* Start Source excerpt *

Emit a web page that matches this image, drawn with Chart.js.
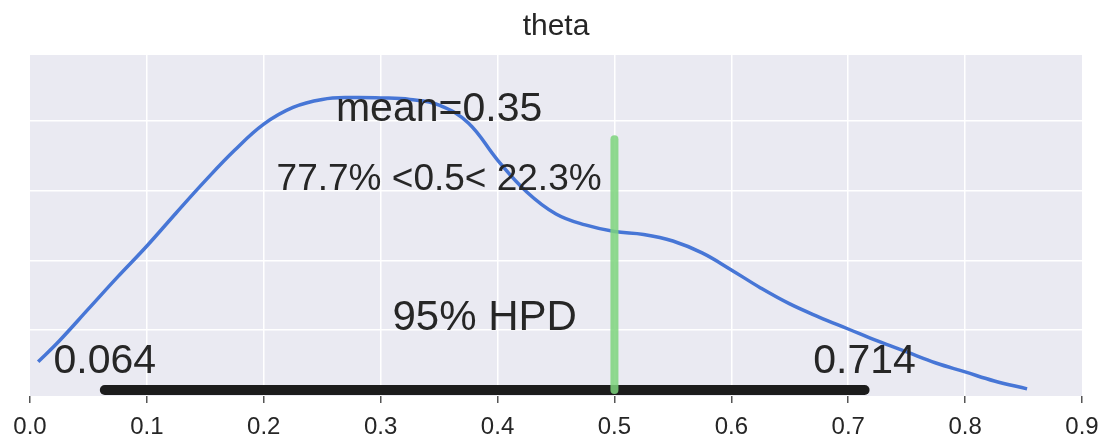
<!DOCTYPE html>
<html>
<head>
<meta charset="utf-8">
<script src="https://cdn.jsdelivr.net/npm/chart.js@4.4.1/dist/chart.umd.min.js"></script>
<style>
  html, body { margin: 0; padding: 0; background: #fff; }
  #wrap { width: 1105px; height: 441px; }
</style>
</head>
<body>
<div id="wrap"><canvas id="chart"></canvas></div>
<script>
// posterior density of theta
const thetaGrid = [0.007, 0.025, 0.05, 0.075, 0.1, 0.125, 0.15, 0.175, 0.2, 0.225, 0.25, 0.275, 0.3, 0.325,
  0.35, 0.375, 0.4, 0.425, 0.45, 0.475, 0.5, 0.525, 0.55, 0.575, 0.6, 0.625, 0.65, 0.675, 0.7, 0.725,
  0.75, 0.775, 0.8, 0.825, 0.853];
const density = [0.272, 0.421, 0.651, 0.881, 1.103, 1.340, 1.572, 1.790, 1.978, 2.098, 2.155, 2.169, 2.166, 2.155,
  2.115, 1.986, 1.720, 1.491, 1.333, 1.254, 1.207, 1.186, 1.139, 1.053, 0.931, 0.802, 0.687, 0.593, 0.507, 0.421,
  0.342, 0.263, 0.199, 0.134, 0.077];

const hpd = [0.064, 0.714];
const hpdLevel = 0.069;
const refValue = 0.5;
const refTop = 1.87;
const meanValue = 0.35;

const xTicks = [0, 0.1, 0.2, 0.3, 0.4, 0.5, 0.6, 0.7, 0.8, 0.9];
const yGrid = [0.5, 1.0, 1.5, 2.0];

// text labels placed in data units
const notes = [
  { text: 'mean=0.35', x: meanValue, y: 2.0, size: 41 },
  { text: '77.7% <0.5< 22.3%', x: meanValue, y: 1.505, size: 37 },
  { text: '95% HPD', x: (hpd[0] + hpd[1]) / 2, y: 0.5, size: 42 },
  { text: '0.064', x: hpd[0], y: 0.191, size: 41 },
  { text: '0.714', x: hpd[1], y: 0.191, size: 41 },
];

const FONT = "'Liberation Sans', Arial, sans-serif";
const TEXT = '#262626';

const bgPlugin = {
  id: 'bg',
  beforeDraw(chart) {
    const { ctx, chartArea: a } = chart;
    ctx.save();
    ctx.fillStyle = '#eaeaf2';
    ctx.fillRect(a.left, a.top, a.right - a.left, a.bottom - a.top);
    ctx.restore();
  },
};

const notesPlugin = {
  id: 'notes',
  afterDatasetsDraw(chart) {
    const { ctx } = chart;
    const xs = chart.scales.x;
    const ys = chart.scales.y;
    ctx.save();
    ctx.fillStyle = TEXT;
    ctx.textAlign = 'center';
    ctx.textBaseline = 'alphabetic';
    notes.forEach((n) => {
      ctx.font = `${n.size}px ${FONT}`;
      ctx.fillText(n.text, xs.getPixelForValue(n.x), ys.getPixelForValue(n.y));
    });
    ctx.restore();
  },
};

const config = {
  type: 'line',
  data: {
    datasets: [
      {
        label: 'ref',
        data: [{ x: refValue, y: hpdLevel }, { x: refValue, y: refTop }],
        borderColor: 'rgba(125, 212, 125, 0.85)',
        borderWidth: 8,
        borderCapStyle: 'round',
        pointRadius: 0,
        order: 0,
      },
      {
        label: 'hpd',
        data: [{ x: hpd[0], y: hpdLevel }, { x: hpd[1], y: hpdLevel }],
        borderColor: '#1c1c1c',
        borderWidth: 10,
        borderCapStyle: 'round',
        pointRadius: 0,
        order: 1,
      },
      {
        label: 'theta',
        data: thetaGrid.map((t, i) => ({ x: t, y: density[i] })),
        borderColor: '#4776d6',
        borderWidth: 3.5,
        tension: 0.4,
        pointRadius: 0,
        order: 2,
      },
    ],
  },
  options: {
    responsive: true,
    maintainAspectRatio: false,
    animation: false,
    layout: { padding: { left: 30, right: 23, top: 0, bottom: 0 } },
    plugins: {
      legend: { display: false },
      tooltip: { enabled: false },
      title: {
        display: true,
        text: 'theta',
        color: TEXT,
        font: { family: FONT, size: 30, weight: 'normal' },
        padding: { top: 9, bottom: 10 },
      },
    },
    scales: {
      x: {
        type: 'linear',
        min: 0,
        max: 0.9,
        afterBuildTicks: (s) => { s.ticks = xTicks.map((v) => ({ value: v })); },
        afterFit: (s) => { s.height = 45; s.paddingLeft = 0; s.paddingRight = 0; },
        border: { display: false },
        grid: {
          color: (c) => (c.tick && (c.tick.value === 0 || c.tick.value === 0.9) ? 'rgba(0,0,0,0)' : '#ffffff'),
          lineWidth: 1.5,
          tickColor: '#555555',
          tickLength: 7,
          tickWidth: 1.5,
        },
        ticks: {
          color: TEXT,
          padding: 10,
          maxRotation: 0,
          font: { family: FONT, size: 24 },
          callback: (v) => Number(v).toFixed(1),
        },
      },
      y: {
        min: 0.026,
        max: 2.474,
        afterBuildTicks: (s) => { s.ticks = yGrid.map((v) => ({ value: v })); },
        afterFit: (s) => { s.width = 0; },
        border: { display: false },
        grid: { color: '#ffffff', lineWidth: 1.5, drawTicks: false },
        ticks: { display: false },
      },
    },
  },
  plugins: [bgPlugin, notesPlugin],
};

new Chart(document.getElementById('chart'), config);
</script>
</body>
</html>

* End Source excerpt *

Copy nothing but the lines from the top of the material through the line holding "0.342, 0.263, 0.199, 0.134, 0.077];", exactly as written; omit pictures.

**Answer to this task**
Emit a web page that matches this image, drawn with Chart.js.
<!DOCTYPE html>
<html>
<head>
<meta charset="utf-8">
<script src="https://cdn.jsdelivr.net/npm/chart.js@4.4.1/dist/chart.umd.min.js"></script>
<style>
  html, body { margin: 0; padding: 0; background: #fff; }
  #wrap { width: 1105px; height: 441px; }
</style>
</head>
<body>
<div id="wrap"><canvas id="chart"></canvas></div>
<script>
// posterior density of theta
const thetaGrid = [0.007, 0.025, 0.05, 0.075, 0.1, 0.125, 0.15, 0.175, 0.2, 0.225, 0.25, 0.275, 0.3, 0.325,
  0.35, 0.375, 0.4, 0.425, 0.45, 0.475, 0.5, 0.525, 0.55, 0.575, 0.6, 0.625, 0.65, 0.675, 0.7, 0.725,
  0.75, 0.775, 0.8, 0.825, 0.853];
const density = [0.272, 0.421, 0.651, 0.881, 1.103, 1.340, 1.572, 1.790, 1.978, 2.098, 2.155, 2.169, 2.166, 2.155,
  2.115, 1.986, 1.720, 1.491, 1.333, 1.254, 1.207, 1.186, 1.139, 1.053, 0.931, 0.802, 0.687, 0.593, 0.507, 0.421,
  0.342, 0.263, 0.199, 0.134, 0.077];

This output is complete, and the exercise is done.